Veteran DBs a luxury

When a guy in your front seven makes a mistake, the price is six yards. When a guy in your secondary makes a mistake, the price is six points. Thus, the return of Tennessee's entire starting secondary from 2005 is somewhat reassuring to John Chavis. But not VERY reassuring.

"It is (reassuring) with the starting four," the defensive coordinator conceded. "We've got four or five that, if you could assure me they'll be healthy for every game, it would be pretty reassuring.

"But we've got to plan on the ‘what-if' there. If we get somebody banged up there, we've got to have some young guys ready to play. We've got some great, great experience in the four starters but we've got to get some other people ready to play."

Tennessee's secondary was the defense's weak link in 2005. The Vols allowed 215.7 passing yards per game, ranking 10th among the 12 SEC schools. Tennessee allowed opponents to complete 59.9 percent of their passes. Only Kentucky (62.2) and Mississippi State (61.3) were worse.

Despite these awful statistics, Chavis believes UT's secondary got considerably better as the 2005 season progressed.

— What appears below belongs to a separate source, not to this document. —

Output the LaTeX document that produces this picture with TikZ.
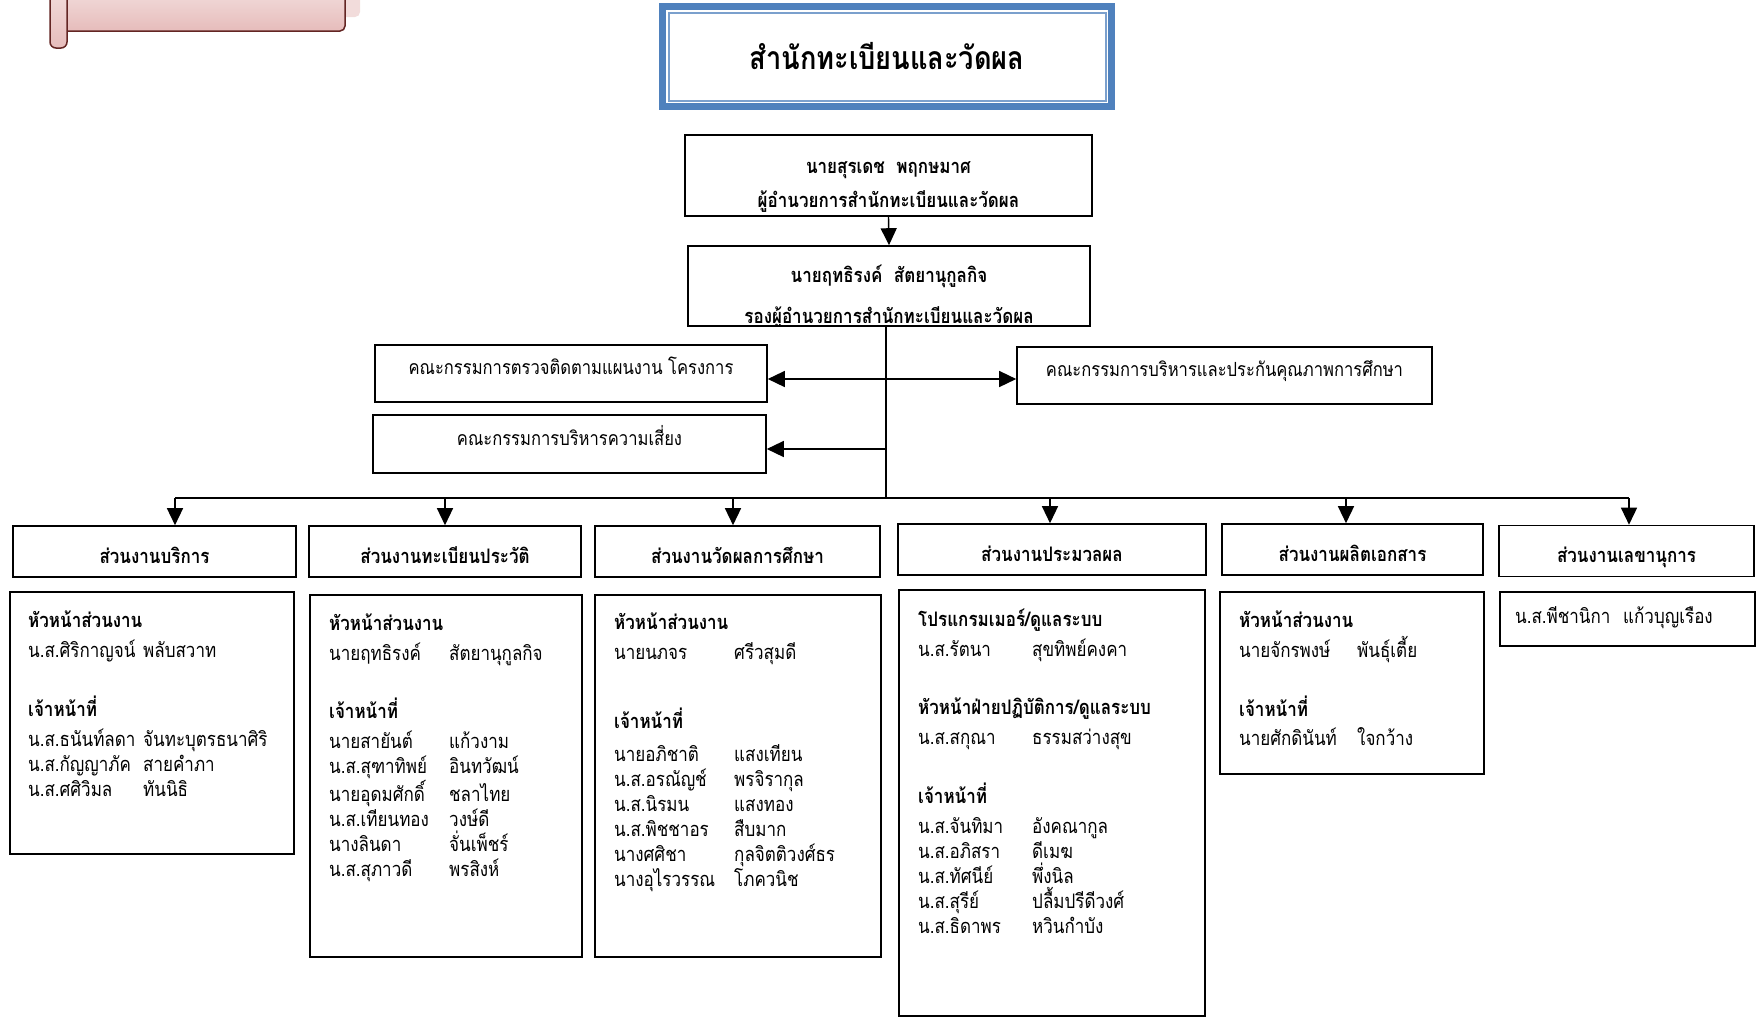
\documentclass[tikz,border=0pt]{standalone}
\usepackage{fontspec}
\setmainfont[Script=Thai,FakeStretch=0.85]{Loma}
\usetikzlibrary{arrows.meta}

\definecolor{ttlblue}{HTML}{4F81BD}
\definecolor{scrollfill}{HTML}{E6BCBB}
\definecolor{scrolltop}{HTML}{F2DCDB}
\definecolor{scrollline}{HTML}{632523}

\newcommand{\pname}[3][115pt]{\makebox[#1][l]{#2}#3}

\tikzset{
  box/.style={draw, line width=1.6pt, inner sep=0pt},
  hdr/.style={box, minimum height=51pt, text height=28pt, text depth=5pt, font=\bfseries\fontsize{20}{24}\selectfont},
  cmte/.style={box, minimum height=57pt, text height=15pt, text depth=13pt, font=\fontsize{19.5}{24}\selectfont},
  info/.style={align=left, inner sep=0pt, anchor=north west, font=\fontsize{20}{25}\selectfont},
  arr/.style={line width=1.4pt, -{Triangle[length=17pt,width=16pt]}},
  arrtwo/.style={line width=1.4pt, {Triangle[length=17pt,width=16pt]}-{Triangle[length=17pt,width=16pt]}}
}

\begin{document}
\begin{tikzpicture}[x=1pt,y=-1pt] % pixel units
\useasboundingbox (0,0) rectangle (1756,1018);

% scroll
\fill[scrolltop, rounded corners=5pt] (300,-10) rectangle (360,17);
\shade[top color=scrolltop, bottom color=scrollfill, draw=scrollline, line width=1.5pt, rounded corners=5pt] (60,-10) rectangle (345,31);
\shade[top color=scrolltop, bottom color=scrollfill, draw=scrollline, line width=1.5pt, rounded corners=6pt] (50,-10) rectangle (67,48);

% title
\fill[ttlblue] (659,3) rectangle (1115,110);
\fill[white] (666,10) rectangle (1108,103);
\node[draw=ttlblue!75, line width=2pt, minimum width=437pt, minimum height=88pt, inner sep=0pt, font=\bfseries\fontsize{32}{36}\selectfont] (title) at (887,56.5) {สำนักทะเบียนและวัดผล};

% director
\node[box, minimum width=407pt, minimum height=81pt] (dir) at (888.5,175.5) {};
\node[font=\bfseries\fontsize{20}{34}\selectfont, align=center] (dirtxt) at (888.5,186.5) {นายสุรเดช\ \ พฤกษมาศ\\ผู้อำนวยการสำนักทะเบียนและวัดผล};

\node[box, minimum width=402pt, minimum height=80pt] (dep) at (889,286) {};
\node[font=\bfseries\fontsize{20}{24}\selectfont] (deptxt) at (889,276) {นายฤทธิรงค์\ \ สัตยานุกูลกิจ};
\begin{scope}
\clip (dep.north west) rectangle ([yshift=1.6pt]dep.south east);
\node[font=\bfseries\fontsize{20}{24}\selectfont] (deprole) at (889,317) {รองผู้อำนวยการสำนักทะเบียนและวัดผล};
\end{scope}
\draw[arr] (dir.south) -- (dep.north);

% committees
\node[cmte, minimum width=392pt] (cmA) at (571,373.5) {คณะกรรมการตรวจติดตามแผนงาน โครงการ};
\node[cmte, minimum width=393pt, minimum height=58pt] (cmB) at (569.5,444) {คณะกรรมการบริหารความเสี่ยง};
\node[cmte, minimum width=415pt] (cmC) at (1224.5,375.5) {คณะกรรมการบริหารและประกันคุณภาพการศึกษา};

\coordinate (bus) at (886,498);
\coordinate (jA) at (886,379);
\coordinate (jB) at (886,449);
\draw[line width=1.4pt] (dep.south -| bus) -- (bus);
\draw[arrtwo] (jA -| cmA.east) -- (jA -| cmC.west);
\draw[arr] (jB) -- (jB -| cmB.east);

% divisions
\node[hdr, minimum width=283pt] (h1) at (154.5,551.5) {ส่วนงานบริการ};
\node[hdr, minimum width=272pt] (h2) at (445,551.5) {ส่วนงานทะเบียนประวัติ};
\node[hdr, minimum width=285pt] (h3) at (737.5,551.5) {ส่วนงานวัดผลการศึกษา};
\node[hdr, minimum width=308pt] (h4) at (1052,549.5) {ส่วนงานประมวลผล};
\node[hdr, minimum width=261pt] (h5) at (1352.5,549.5) {ส่วนงานผลิตเอกสาร};
\node[hdr, minimum width=255pt] (h6) at (1626.5,551) {ส่วนงานเลขานุการ};

\coordinate (d1) at (175,498);
\coordinate (d2) at (445,498);
\coordinate (d3) at (733,498);
\coordinate (d4) at (1050,498);
\coordinate (d5) at (1346,498);
\coordinate (d6) at (1629,498);
\draw[line width=1.4pt] (d1) -- (d6);
\draw[arr] (d1) -- (d1 |- h1.north);
\draw[arr] (d2) -- (d2 |- h2.north);
\draw[arr] (d3) -- (d3 |- h3.north);
\draw[arr] (d4) -- (d4 |- h4.north);
\draw[arr] (d5) -- (d5 |- h5.north);
\draw[arr] (d6) -- (d6 |- h6.north);

% staff boxes
\node[box, anchor=north west, minimum width=284pt, minimum height=262pt] (p1) at (9,591) {};
\node[box, anchor=north west, minimum width=272pt, minimum height=362pt] (p2) at (309,594) {};
\node[box, anchor=north west, minimum width=286pt, minimum height=362pt] (p3) at (594,594) {};
\node[box, anchor=north west, minimum width=306pt, minimum height=426pt] (p4) at (898,589) {};
\node[box, anchor=north west, minimum width=264pt, minimum height=182pt] (p5) at (1219,591) {};
\node[box, anchor=north west, minimum width=255pt, minimum height=54pt] (p6) at (1499,591) {};

\node[info] (t1) at (28,611) {\textbf{หัวหน้าส่วนงาน}\\[5pt]
  \pname{น.ส.ศิริกาญจน์}{พลับสวาท}\\[32pt]
  \textbf{เจ้าหน้าที่}\\[5pt]
  \pname{น.ส.ธนันท์ลดา}{จันทะบุตรธนาศิริ}\\
  \pname{น.ส.กัญญาภัค}{สายคำภา}\\
  \pname{น.ส.ศศิวิมล}{ทันนิธิ}};

\node[info] (t2) at (329,614) {\textbf{หัวหน้าส่วนงาน}\\[5pt]
  \pname[120pt]{นายฤทธิรงค์}{สัตยานุกูลกิจ}\\[31pt]
  \textbf{เจ้าหน้าที่}\\[5pt]
  \pname[120pt]{นายสายันต์}{แก้วงาม}\\
  \pname[120pt]{น.ส.สุฑาทิพย์}{อินทวัฒน์}\\
  \pname[120pt]{นายอุดมศักดิ์}{ชลาไทย}\\
  \pname[120pt]{น.ส.เทียนทอง}{วงษ์ดี}\\
  \pname[120pt]{นางลินดา}{จั่นเพ็ชร์}\\
  \pname[120pt]{น.ส.สุภาวดี}{พรสิงห์}};

\node[info] (t3) at (614,613) {\textbf{หัวหน้าส่วนงาน}\\[5pt]
  \pname[120pt]{นายนภจร}{ศรีวสุมดี}\\[42pt]
  \textbf{เจ้าหน้าที่}\\[8pt]
  \pname[120pt]{นายอภิชาติ}{แสงเทียน}\\
  \pname[120pt]{น.ส.อรณัญช์}{พรจิรากุล}\\
  \pname[120pt]{น.ส.นิรมน}{แสงทอง}\\
  \pname[120pt]{น.ส.พิชชาอร}{สืบมาก}\\
  \pname[120pt]{นางศศิชา}{กุลจิตติวงศ์ธร}\\
  \pname[120pt]{นางอุไรวรรณ}{โภควนิช}};

\node[info] (t4) at (918,609) {\textbf{โปรแกรมเมอร์/ดูแลระบบ}\\[5pt]
  \pname[114pt]{น.ส.รัตนา}{สุขทิพย์คงคา}\\[33pt]
  \textbf{หัวหน้าฝ่ายปฏิบัติการ/ดูแลระบบ}\\[5pt]
  \pname[114pt]{น.ส.สกุณา}{ธรรมสว่างสุข}\\[32pt]
  \textbf{เจ้าหน้าที่}\\[5pt]
  \pname[114pt]{น.ส.จันทิมา}{อังคณากูล}\\
  \pname[114pt]{น.ส.อภิสรา}{ดีเมฆ}\\
  \pname[114pt]{น.ส.ทัศนีย์}{พึ่งนิล}\\
  \pname[114pt]{น.ส.สุรีย์}{ปลื้มปรีดีวงศ์}\\
  \pname[114pt]{น.ส.ธิดาพร}{หวินกำบัง}};

\node[info] (t5) at (1239,611) {\textbf{หัวหน้าส่วนงาน}\\[5pt]
  \pname[118pt]{นายจักรพงษ์}{พันธุ์เตี้ย}\\[32pt]
  \textbf{เจ้าหน้าที่}\\[4pt]
  \pname[118pt]{นายศักดินันท์}{ใจกว้าง}};

\node[info] (t6) at (1515,606) {\pname[108pt]{น.ส.พีชานิกา}{แก้วบุญเรือง}};
\end{tikzpicture}
\end{document}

With six new starters in the 2006 front seven, the coordinator is hoping for steady improvement in that area as the '06 season progresses.

"Our secondary really grew up last year," he said. "Now we're going to have to do that with the front and linebackers. They're going to have to grow up in a hurry. We can't be sitting around and waiting with the schedule we've got."

The better Tennessee's secondary plays, the more blitzing and stunting Chavis can do with the front seven. Likewise, the better the front seven plays, the more chances the coordinator can take in the secondary.

"How much we can do will be dictated by how fast they learn," he said. "You've got to bring ‘em along and let those units mesh. The biggest thing we've got to do as a coaching staff is not put our young kids in situations they're not ready for."